The Patriot Post® · Faithless in America
The numbers tell a grim story: Americans are turning away from God.
“Evidence is growing that Americans are becoming significantly less religious,” writes New York Times columnist Nicholas Kristof. “They are drifting away from churches, they are praying less and they are less likely to say religion is very important in their lives. For the first time in Gallup polling, only a minority of adults in the United States belong to a church, synagogue or mosque.”
Indeed, Pew Research discovered that from 2007 to 2021, adults who identified with no religion nearly doubled, from 16% to 29%. At the same time, those who believe in Christianity fell from 78% to 63%.
Self-avowed atheist Kate Cohen recently penned an op-ed in The Washington Post, calling for more atheists in America. The problem is, even Cohen admits some truths about how atheists are still out of the mainstream of society. “Studies have shown that many, many Americans don’t trust atheists,” she writes. “They don’t want to vote for atheists, and they don’t want their children to marry atheists. Researchers have found that even atheists presume serial killers are more likely to be atheist than not. Given all this, it’s not hard to see why atheists often prefer to keep quiet about it.
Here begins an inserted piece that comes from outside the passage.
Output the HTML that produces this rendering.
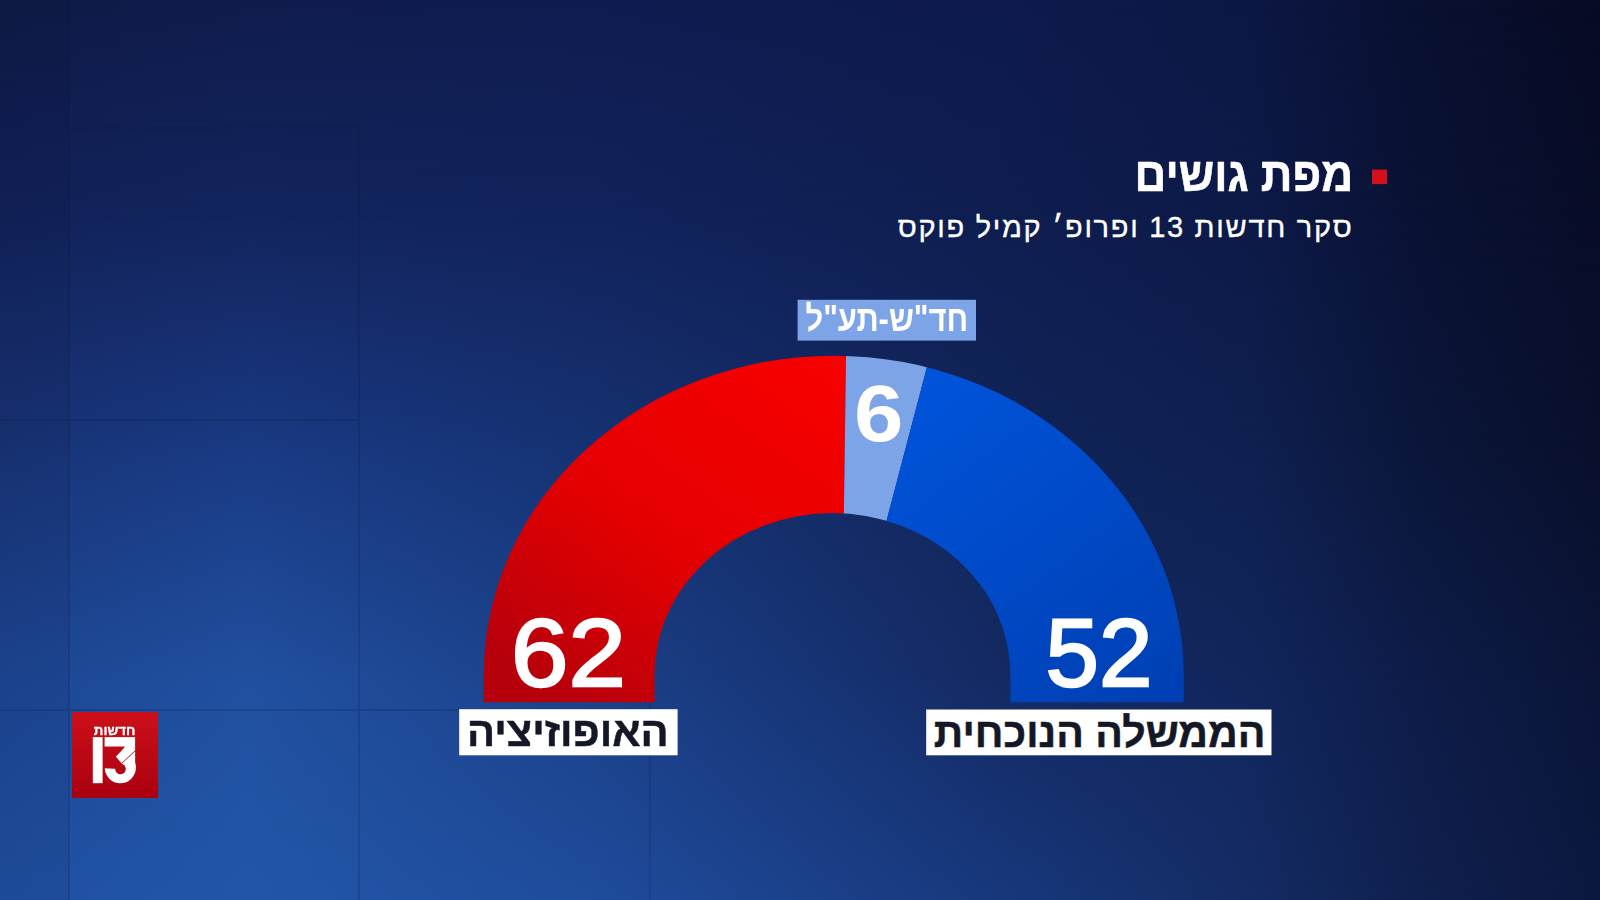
<!DOCTYPE html>
<html lang="he">
<head>
<meta charset="utf-8">
<style>
html,body{margin:0;padding:0;}
body{width:1600px;height:900px;overflow:hidden;position:relative;font-family:"Liberation Sans",sans-serif;
background:#142560;}
#bg{position:absolute;left:0;top:0;width:1600px;height:900px;}
.t{position:absolute;white-space:nowrap;direction:rtl;line-height:1;}
</style>
</head>
<body>
<svg id="bg" width="1600" height="900" viewBox="0 0 1600 900">
  <defs>
    <linearGradient id="gred" gradientUnits="userSpaceOnUse" x1="800" y1="360" x2="560" y2="700">
      <stop offset="0" stop-color="#f60000"/>
      <stop offset="0.55" stop-color="#e40000"/>
      <stop offset="1" stop-color="#b6000c"/>
    </linearGradient>
    <linearGradient id="gblue" gradientUnits="userSpaceOnUse" x1="900" y1="380" x2="1150" y2="700">
      <stop offset="0" stop-color="#0054dc"/>
      <stop offset="1" stop-color="#0040b4"/>
    </linearGradient>
    <clipPath id="ann">
      <path clip-rule="evenodd" d="M483.7,675 A350,319.5 0 0 1 1183.7,675 L1183.7,702.5 L483.7,702.5 Z M654.5,675 A178,162 0 0 1 1010.5,675 L1010.5,702.5 L654.5,702.5 Z"/>
    </clipPath>
    <clipPath id="bot"><rect x="0" y="0" width="1600" height="702.5"/></clipPath>
  </defs>
  <!--BG--><defs><linearGradient id="bgr0" gradientUnits="userSpaceOnUse" x1="0" y1="0" x2="1600" y2="0"><stop offset="0.0000" stop-color="#0f1a46"/><stop offset="0.1562" stop-color="#101c4c"/><stop offset="0.3750" stop-color="#0f1c50"/><stop offset="0.6250" stop-color="#0e1a4c"/><stop offset="0.7812" stop-color="#0c1744"/><stop offset="0.8875" stop-color="#091030"/><stop offset="1.0000" stop-color="#070b24"/></linearGradient><linearGradient id="bgr1" gradientUnits="userSpaceOnUse" x1="0" y1="0" x2="1600" y2="0"><stop offset="0.0000" stop-color="#12225a"/><stop offset="0.1562" stop-color="#13255e"/><stop offset="0.3750" stop-color="#12235c"/><stop offset="0.6250" stop-color="#0f1e50"/><stop offset="0.7812" stop-color="#0d1a48"/><stop offset="0.8875" stop-color="#0a1234"/><stop offset="1.0000" stop-color="#080d28"/></linearGradient><linearGradient id="bgr2" gradientUnits="userSpaceOnUse" x1="0" y1="0" x2="1600" y2="0"><stop offset="0.0000" stop-color="#183476"/><stop offset="0.1562" stop-color="#1a3a84"/><stop offset="0.3750" stop-color="#163272"/><stop offset="0.6250" stop-color="#112458"/><stop offset="0.7812" stop-color="#0f2050"/><stop offset="0.8875" stop-color="#0b163a"/><stop offset="1.0000" stop-color="#09102c"/></linearGradient><linearGradient id="bgr3" gradientUnits="userSpaceOnUse" x1="0" y1="0" x2="1600" y2="0"><stop offset="0.0000" stop-color="#1d4794"/><stop offset="0.1562" stop-color="#2150a0"/><stop offset="0.3750" stop-color="#1b4088"/><stop offset="0.6250" stop-color="#142a64"/><stop offset="0.7812" stop-color="#12265c"/><stop offset="0.8875" stop-color="#0e1c48"/><stop offset="1.0000" stop-color="#0b1538"/></linearGradient><linearGradient id="bgr4" gradientUnits="userSpaceOnUse" x1="0" y1="0" x2="1600" y2="0"><stop offset="0.0000" stop-color="#2050a2"/><stop offset="0.1562" stop-color="#2356a8"/><stop offset="0.3750" stop-color="#1f4c9c"/><stop offset="0.6250" stop-color="#18387c"/><stop offset="0.7812" stop-color="#142c64"/><stop offset="0.8875" stop-color="#10204e"/><stop offset="1.0000" stop-color="#0c1840"/></linearGradient><linearGradient id="bgm3" gradientUnits="userSpaceOnUse" x1="0" y1="680" x2="0" y2="900"><stop offset="0" stop-color="#fff"/><stop offset="1" stop-color="#000"/></linearGradient><mask id="bgk3" maskUnits="userSpaceOnUse" x="0" y="0" width="1600" height="900"><rect x="0" y="0" width="1600" height="900" fill="url(#bgm3)"/></mask><linearGradient id="bgm2" gradientUnits="userSpaceOnUse" x1="0" y1="450" x2="0" y2="680"><stop offset="0" stop-color="#fff"/><stop offset="1" stop-color="#000"/></linearGradient><mask id="bgk2" maskUnits="userSpaceOnUse" x="0" y="0" width="1600" height="900"><rect x="0" y="0" width="1600" height="900" fill="url(#bgm2)"/></mask><linearGradient id="bgm1" gradientUnits="userSpaceOnUse" x1="0" y1="220" x2="0" y2="450"><stop offset="0" stop-color="#fff"/><stop offset="1" stop-color="#000"/></linearGradient><mask id="bgk1" maskUnits="userSpaceOnUse" x="0" y="0" width="1600" height="900"><rect x="0" y="0" width="1600" height="900" fill="url(#bgm1)"/></mask><linearGradient id="bgm0" gradientUnits="userSpaceOnUse" x1="0" y1="0" x2="0" y2="220"><stop offset="0" stop-color="#fff"/><stop offset="1" stop-color="#000"/></linearGradient><mask id="bgk0" maskUnits="userSpaceOnUse" x="0" y="0" width="1600" height="900"><rect x="0" y="0" width="1600" height="900" fill="url(#bgm0)"/></mask></defs><rect x="0" y="0" width="1600" height="900" fill="url(#bgr4)"/><rect x="0" y="0" width="1600" height="900" fill="url(#bgr3)" mask="url(#bgk3)"/><rect x="0" y="0" width="1600" height="900" fill="url(#bgr2)" mask="url(#bgk2)"/><rect x="0" y="0" width="1600" height="900" fill="url(#bgr1)" mask="url(#bgk1)"/><rect x="0" y="0" width="1600" height="900" fill="url(#bgr0)" mask="url(#bgk0)"/><!--/BG-->
  <rect x="0" y="0" width="69" height="900" fill="#0a1230" opacity="0.07"/>
  <g fill="#0a1230" opacity="0.16">
    <rect x="68" y="0" width="2" height="900"/>
    <rect x="358" y="128" width="2" height="772"/>
    <rect x="649" y="420" width="2" height="480"/>
    <rect x="0" y="127" width="360" height="2"/>
    <rect x="0" y="419" width="360" height="2"/>
    <rect x="0" y="709" width="650" height="2"/>
  </g>

  <g clip-path="url(#bot)">
  <g clip-path="url(#ann)">
    <polygon fill="url(#gred)" points="400,300 846.74,300 842.74,600 842.74,720 400,720"/>
    <polygon fill="#7ea4e8" points="846.74,300 944.6,300 865.7,600 842.74,600"/>
    <polygon fill="url(#gblue)" points="944.6,300 1300,300 1300,720 865.7,720 865.7,600"/>
  </g>
  </g>
  <!-- title bullet -->
  <rect x="1372" y="169.6" width="15" height="14.5" fill="#d3101c"/>
  <!-- label box small -->
  <rect x="797.6" y="299.8" width="178.4" height="40.8" fill="#7ea4e8"/>
  <!-- white boxes -->
  <rect x="459.2" y="709.2" width="218.4" height="46.1" fill="#ffffff"/>
  <rect x="926.2" y="709.5" width="345.3" height="45.8" fill="#ffffff"/>
  <!-- logo -->
  <defs>
    <linearGradient id="glogo" gradientUnits="userSpaceOnUse" x1="0" y1="712" x2="0" y2="798">
      <stop offset="0" stop-color="#cc101a"/>
      <stop offset="1" stop-color="#aa0010"/>
    </linearGradient>
  </defs>
  <rect x="72" y="712" width="86" height="86" fill="url(#glogo)"/>
  <!-- 13 -->
  <g fill="#fff">
  <rect x="92.8" y="737.1" width="9.8" height="46.1"/>
  <rect x="104.6" y="737.1" width="30.5" height="9.6"/>
  <polygon points="125,746 135.1,746 135.1,768 119,768 115.9,756.7"/>
  <circle cx="120.3" cy="767.6" r="15.6"/>
  </g>
  <polygon fill="url(#glogo)" points="103.5,746.7 125,746.7 115.9,756.7 121.4,763.1 120.5,768.9 103.5,768.2"/>
  <circle fill="url(#glogo)" cx="120.5" cy="768.9" r="5.3"/>
  <line x1="135.8" y1="750.3" x2="121.6" y2="763.4" stroke="#b4000e" stroke-width="0.9"/>
</svg>

<div class="t" id="title" style="right:246.5px;top:151px;font-size:48px;font-weight:bold;color:#fff;-webkit-text-stroke:0.6px #fff;transform:scaleX(0.918);transform-origin:100% 50%;">מפת גושים</div>
<div class="t" id="sub" style="right:246.5px;top:213px;font-size:29px;letter-spacing:1.7px;color:#fff;-webkit-text-stroke:0.35px #fff;">סקר חדשות 13 ופרופ׳ קמיל פוקס</div>
<div class="t" id="party" style="right:631.5px;top:301px;font-size:36px;font-weight:bold;color:#fff;transform:scaleX(0.86);transform-origin:100% 50%;">חד"ש-תע"ל</div>
<div class="t" id="n6" style="left:854px;top:373.5px;font-size:80px;font-weight:bold;color:#fff;direction:ltr;transform:scaleX(1.11);transform-origin:0 50%;">6</div>
<div class="t" id="n62" style="left:511px;top:605px;font-size:96px;color:#fff;direction:ltr;-webkit-text-stroke:2.4px #fff;transform:scaleX(1.075);transform-origin:0 50%;">62</div>
<div class="t" id="n52" style="left:1045.5px;top:605px;font-size:96px;color:#fff;direction:ltr;-webkit-text-stroke:2.4px #fff;transform:scaleX(1.0);transform-origin:0 50%;">52</div>
<div class="t" id="opp" style="right:931px;top:711.5px;font-size:41px;font-weight:bold;color:#141826;-webkit-text-stroke:0.5px #141826;transform:scaleX(1.015);transform-origin:100% 50%;">האופוזיציה</div>
<div class="t" id="logot" style="right:1465px;top:723.5px;font-size:13px;font-weight:bold;color:#fff;-webkit-text-stroke:0.3px #fff;transform:scaleX(1.03);transform-origin:100% 50%;">חדשות</div>
<div class="t" id="gov" style="right:334.5px;top:713px;font-size:41px;font-weight:bold;color:#141826;-webkit-text-stroke:0.5px #141826;">הממשלה הנוכחית</div>
</body>
</html>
Why I kept quiet. I wanted to be liked!”
It’s hardly a ringing endorsement for the ideology Cohen tries to sell to her audience. And even with the decline of faith, Cohen’s point about Americans not wanting to vote for atheists has been abundantly clear, at least if we’re to believe respondents to a 2020 Gallup poll: “More than nine in 10 Americans say they would vote for a presidential candidate nominated by their party who happened to be black, Catholic, Hispanic, Jewish or a woman,” reports Gallup. But then: “Such willingness drops to eight in 10 for candidates who are evangelical Christians or are gays or lesbians. Between six and seven in 10 would vote for someone who is under 40 years of age, over 70, a Muslim or an atheist.”
Maybe it’s the long, bloody, and well-documented history of communism and Marxism, the political ideologies most closely aligned with atheism, that turns people off even to this day. Maybe those purges, those forced famines, those cultural revolutions, and those great leaps forward have taken folks aback.
“Communist regimes put Marx’s principles into practice,” writes Marion Smith in The Wall Street Journal, “starting with the first Marxist state. Between 1917 and 1921, the Soviet Union destroyed nearly 600 Russian Orthodox monasteries and convents. The leaders of the first communist country oversaw the killing of at least 300 Orthodox clergy. This bloodbath eventually became Soviet policy. The scholar Todd M. Johnson estimates that Soviet authorities sent 15 million Christians to their deaths in prison camps between 1921 and 1950. A further five million Christians perished in the following 30 years.” Smith ought to know. He’s the executive director of the Victims of Communism Memorial Foundation in Washington.
Far from singling out Christians, though, atheist regimes went after anyone daring to worship a supreme being. “The Soviet Union also targeted Muslim communities for mass deportation, killing, for example, as many as 46% of Crimean Tatars,” Smith adds. “Thousands of Buddhist monks also died at Soviet gunpoint. Where religion survived in the U.S.S.R., it did so secretly — or under the watchful eye and controlling hand of the state.”
Even today, the People’s Republic of China is an atheist state, and the government continues to persecute Christians and other religious groups. According to the U.S. Commission on International Religious Freedom, “The communist Chinese government has created a high-tech surveillance state, utilizing facial recognition and artificial intelligence to monitor and harass Christians, Tibetan Buddhists, Falon Gong and other religions. Independent experts estimate that between 900,000 and 1.8 million Uyghur, Kazakh, Kyrgyz, and other Muslims have been detained in more than 1,300 concentration camps in Xinjiang.”
It all makes sense. Socialists and communists can’t afford competition, so they destroy it. People of faith, on the other hand, worship a higher being, not the government. They look for hope, strength, and inspiration not only beyond political systems but to another world beyond the one here on Earth. In his 1952 autobiography, Witness, former communist Whittaker Chambers asked the essential question in three words: “God or Man?”
In the end, Cohen boasts that atheism places political power in the hands of the godless to make change instead of relying on guidance from God, who she protests doesn’t exist anyway. Sadly, however, history is replete with atheists who used their newfound power to destroy those who dared to believe in an entity other the State.